The following is a follow-up article to the article published earlier at https://eogn.com/page-18080/12827721:
Relatives of Holocaust survivors and victims can now look through the files of more than 2,700 Jews who sought help through Vatican channels to escape Nazi persecution before and during the Second World War. The archives have gone public on the internet at the request of Pope Francis.
The files constitute “a heritage that is precious because it gathers the requests for help sent to Pope Pius XII by Jewish people, both the baptized and the non-baptized, after the beginning of Nazi and fascist persecution,” Archbishop Paul Richard Gallagher, Secretary for Relations with States and International Organizations, said in a June 23 article for Vatican News.
This heritage is “now easily accessible to the entire world thanks to a project aimed at publishing the complete digitalized version of the archival series,” he said. “Making the digitized version of the entire Jews/Jewish people series available on the internet will allow the descendants of those who asked for help, to find traces of their loved ones from any part of the world. At the same time, it will allow scholars and anyone interested, to freely examine this special archival heritage, from a distance.”
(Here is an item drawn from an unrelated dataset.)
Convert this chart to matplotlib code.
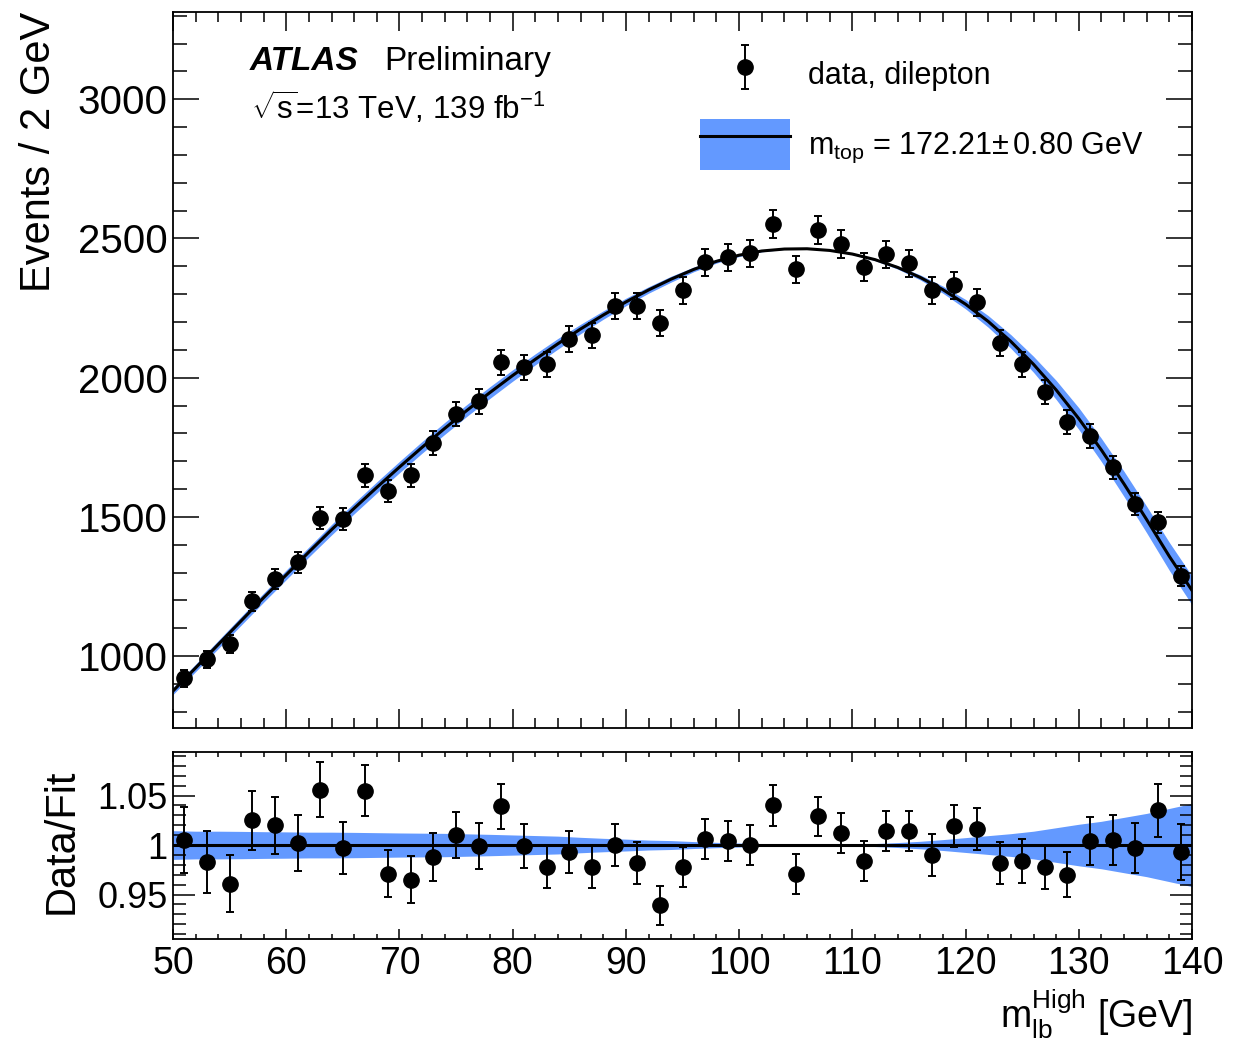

The files are hosted at the website for the Historical Archive of the Secretariat of State’s Section for Relations with States and International Organizations. The archive hosts a photographic reproduction of each document and an analytical inventory that names all those requesting help.
The series pertains to the papacy of Venerable Pius XII, who was elected pope on March 2, 1939, just six months before the start of the war.
Some requests written by Jews or on behalf of Jews sought help to obtain visas or passports, to find asylum, or to reunify families. Others sought freedom from detention or transfers to a different concentration camp. They sought news of deported people or asked for supplies of food or clothes, financial support, spiritual support, and more.